Tive o curso de medicina numa faculdade qualificada com serviços e mestres expoentes. Pela ainda baixa aceleração de inovações da época, a ênfase foi sobre o passado com pouquíssimas projeções de futuro.
Hoje precisa ser diferente, pois as transformações estão muito rápidas. Por isso, um cuidado é as novas gerações não violentarem a tradição. Na preservação reside uma inquietação, o que seria imutável e o que deverá ser transformado?
Controvérsias sobre pontos de referência do passado explodem! O atavismo hipocrático é forte! Convicções individuais encontram resistências para predominar sobre decisões coletivas. A medicina liberal encolheu, os protocolos expandiram. Novas disponibilidades, novas orientações, novas exigências. A complexidade domina e artigos do Código de Ética Médica demandam certos ajustes de interpretação para os desdobramentos. As inseguranças ética e jurídica crescem na beira do leito. Um panorama desafiador!
Há 52 anos, quando me formei em medicina, fazia 14 anos que deixara de vigorar no Código de Ética o dever do médico de procurar tolerar os caprichos e as fraquezas do doente desde que não se opusessem às exigências do tratamento ou agravassem a afecção (Código de Deontologia Médica, 1945-1953).
Mesmo assim, lembro-me que era incomum a voz ativa do paciente, especialmente em hospitais de ensino. A nova beira do leito do acatamento ao paciente e isenta de julgamentos moralizantes, sensível a eventuais discordâncias, empática aos sentimentos intervenientes teve empecilhos para surgir e precisou de umas cotoveladas no cientificismo para abrir caminho.
Por educação, quando tanto, solicitavam-se permissões aos pacientes que estavam longe de serem consentimentos pela simples razão da impossibilidade de negativa ao profissional da saúde. Era comum ouvirem-se enfermeiros dissuadirem pacientes a persistir numa recusa pelo imperativo “- São ordens médicas!”.

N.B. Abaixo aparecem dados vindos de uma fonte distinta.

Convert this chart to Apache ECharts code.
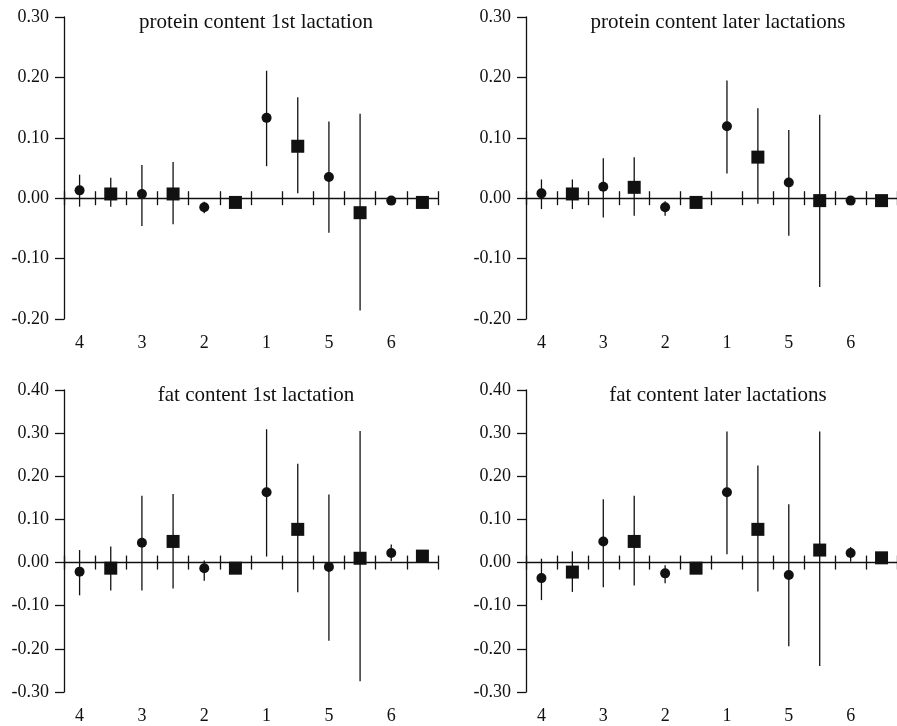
<!DOCTYPE html>
<html>
<head>
<meta charset="utf-8">
<script src="https://cdn.jsdelivr.net/npm/echarts@6/dist/echarts.min.js"></script>
<style>
  html, body { margin: 0; padding: 0; background: #fff; }
  #chart { width: 897px; height: 726px; }
</style>
</head>
<body>
<div id="chart"></div>
<script>
// group labels, left to right
var groups = ['4', '3', '2', '1', '5', '6'];
var titles = ['protein content 1st lactation', 'protein content later lactations',
              'fat content 1st lactation', 'fat content later lactations'];

// protein content 1st lactation
var prot1Circle     = [0.013, 0.007, -0.015, 0.133, 0.035, -0.004];
var prot1CircleLow  = [-0.014, -0.046, -0.025, 0.053, -0.057, -0.009];
var prot1CircleHigh = [0.039, 0.055, -0.006, 0.211, 0.127, 0.000];
var prot1Square     = [0.007, 0.007, -0.007, 0.086, -0.024, -0.007];
var prot1SquareLow  = [-0.014, -0.043, -0.012, 0.008, -0.186, -0.012];
var prot1SquareHigh = [0.034, 0.060, -0.001, 0.167, 0.140, -0.002];

// protein content later lactations
var protLCircle     = [0.008, 0.019, -0.015, 0.119, 0.026, -0.004];
var protLCircleLow  = [-0.018, -0.032, -0.029, 0.041, -0.062, -0.010];
var protLCircleHigh = [0.031, 0.066, -0.005, 0.195, 0.113, 0.000];
var protLSquare     = [0.007, 0.018, -0.007, 0.068, -0.004, -0.004];
var protLSquareLow  = [-0.018, -0.029, -0.012, -0.009, -0.147, -0.009];
var protLSquareHigh = [0.031, 0.068, -0.002, 0.149, 0.138, 0.001];

// fat content 1st lactation
var fat1Circle     = [-0.021, 0.046, -0.013, 0.163, -0.010, 0.022];
var fat1CircleLow  = [-0.076, -0.065, -0.042, 0.014, -0.181, 0.003];
var fat1CircleHigh = [0.029, 0.155, 0.005, 0.309, 0.158, 0.042];
var fat1Square     = [-0.013, 0.049, -0.013, 0.077, 0.010, 0.015];
var fat1SquareLow  = [-0.065, -0.060, -0.020, -0.069, -0.275, 0.006];
var fat1SquareHigh = [0.037, 0.159, -0.006, 0.229, 0.305, 0.024];

// fat content later lactations
var fatLCircle     = [-0.036, 0.049, -0.025, 0.163, -0.029, 0.022];
var fatLCircleLow  = [-0.087, -0.057, -0.048, 0.019, -0.194, 0.002];
var fatLCircleHigh = [0.009, 0.147, -0.006, 0.304, 0.135, 0.036];
var fatLSquare     = [-0.022, 0.049, -0.013, 0.077, 0.029, 0.011];
var fatLSquareLow  = [-0.068, -0.053, -0.020, -0.067, -0.240, 0.004];
var fatLSquareHigh = [0.026, 0.155, -0.006, 0.225, 0.304, 0.018];

var yMin = [-0.2, -0.2, -0.3, -0.3];
var yMax = [0.3, 0.3, 0.4, 0.4];

var panels = [
    [prot1Circle, prot1CircleLow, prot1CircleHigh, prot1Square, prot1SquareLow, prot1SquareHigh],
    [protLCircle, protLCircleLow, protLCircleHigh, protLSquare, protLSquareLow, protLSquareHigh],
    [fat1Circle, fat1CircleLow, fat1CircleHigh, fat1Square, fat1SquareLow, fat1SquareHigh],
    [fatLCircle, fatLCircleLow, fatLCircleHigh, fatLSquare, fatLSquareLow, fatLSquareHigh]
];

// each group gets two slots: circle then square
var slots = [];
groups.forEach(function (g) { slots.push(g, ''); });

var font = 'Liberation Serif';
var ink = '#111';
var gridPos = [
    {left: 64, top: 17, width: 374, height: 302},
    {left: 526, top: 17, width: 374, height: 302},
    {left: 64, top: 390, width: 374, height: 302},
    {left: 526, top: 390, width: 374, height: 302}
];

var grid = [], xAxis = [], yAxis = [], series = [], title = [];

function errorBar(params, api) {
    var x = api.value(0);
    var a = api.coord([x, api.value(1)]);
    var b = api.coord([x, api.value(2)]);
    return {
        type: 'line',
        shape: {x1: a[0], y1: a[1], x2: b[0], y2: b[1]},
        style: {stroke: ink, lineWidth: 1.3}
    };
}

panels.forEach(function (p, i) {
    var gp = gridPos[i];
    grid.push({left: gp.left, top: gp.top, width: gp.width, height: gp.height, containLabel: false});
    title.push({
        text: titles[i],
        left: gp.left + gp.width / 2,
        top: gp.top - 10,
        textAlign: 'center',
        textStyle: {fontFamily: font, fontSize: 21, fontWeight: 'normal', color: ink}
    });

    // labels at the bottom
    xAxis.push({
        type: 'category', gridIndex: i, data: slots, position: 'bottom',
        axisLine: {show: false, onZero: false},
        axisTick: {show: false},
        axisLabel: {interval: 0, margin: 15, fontFamily: font, fontSize: 18, color: ink}
    });
    // zero line with ticks pointing down
    xAxis.push({
        type: 'category', gridIndex: i, data: slots, position: 'bottom',
        axisLine: {show: true, onZero: true, onZeroAxisIndex: 2 * i, lineStyle: {color: ink, width: 1.3}},
        axisTick: {show: true, interval: 0, length: 7, lineStyle: {color: ink, width: 1.3}},
        axisLabel: {show: false}
    });
    // ticks pointing up, sits on zero of the hidden twin y axis
    xAxis.push({
        type: 'category', gridIndex: i, data: slots, position: 'top',
        axisLine: {show: false, onZero: true, onZeroAxisIndex: 2 * i + 1},
        axisTick: {show: true, interval: 0, length: 7, lineStyle: {color: ink, width: 1.3}},
        axisLabel: {show: false}
    });

    yAxis.push({
        type: 'value', gridIndex: i, min: yMin[i], max: yMax[i], interval: 0.1,
        axisLine: {show: true, onZero: false, lineStyle: {color: ink, width: 1.3}},
        axisTick: {show: true, length: 9, lineStyle: {color: ink, width: 1.3}},
        splitLine: {show: false},
        axisLabel: {
            margin: 15, fontFamily: font, fontSize: 18, color: ink,
            formatter: function (v) { return Math.abs(v) < 1e-9 ? '0.00' : v.toFixed(2); }
        }
    });
    yAxis.push({
        type: 'value', gridIndex: i, min: yMin[i], max: yMax[i], interval: 0.1,
        position: 'left', show: false,
        axisLine: {onZero: false}, splitLine: {show: false}
    });

    var circleBars = [], squareBars = [], circles = [], squares = [];
    groups.forEach(function (g, k) {
        circleBars.push([2 * k, p[1][k], p[2][k]]);
        squareBars.push([2 * k + 1, p[4][k], p[5][k]]);
        circles.push([2 * k, p[0][k]]);
        squares.push([2 * k + 1, p[3][k]]);
    });

    var xi = i * 3, yi = i * 2;
    series.push({
        type: 'custom', xAxisIndex: xi, yAxisIndex: yi, renderItem: errorBar,
        encode: {x: 0, y: [1, 2]}, data: circleBars.concat(squareBars), z: 2
    });
    series.push({
        type: 'scatter', xAxisIndex: xi, yAxisIndex: yi, symbol: 'circle', symbolSize: 10,
        itemStyle: {color: ink, opacity: 1}, data: circles, z: 3
    });
    series.push({
        type: 'scatter', xAxisIndex: xi, yAxisIndex: yi, symbol: 'rect', symbolSize: 13,
        itemStyle: {color: ink, opacity: 1}, data: squares, z: 3
    });
});

var chart = echarts.init(document.getElementById('chart'));
chart.setOption({
    backgroundColor: '#fff',
    animation: false,
    title: title,
    grid: grid,
    xAxis: xAxis,
    yAxis: yAxis,
    series: series
});
</script>
</body>
</html>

Na maioria das situações, os pensamentos dos pacientes ficavam ocultos numa redoma de obrigação de cumprir, bem vedada por confiança e espírito de resignação. Em várias circunstâncias, pude perceber como a religiosidade do paciente transferia o manejo das angústias não esclarecidas pelo médico para uma dimensão heteronômica divina. Uma magnífica capacidade adaptativa!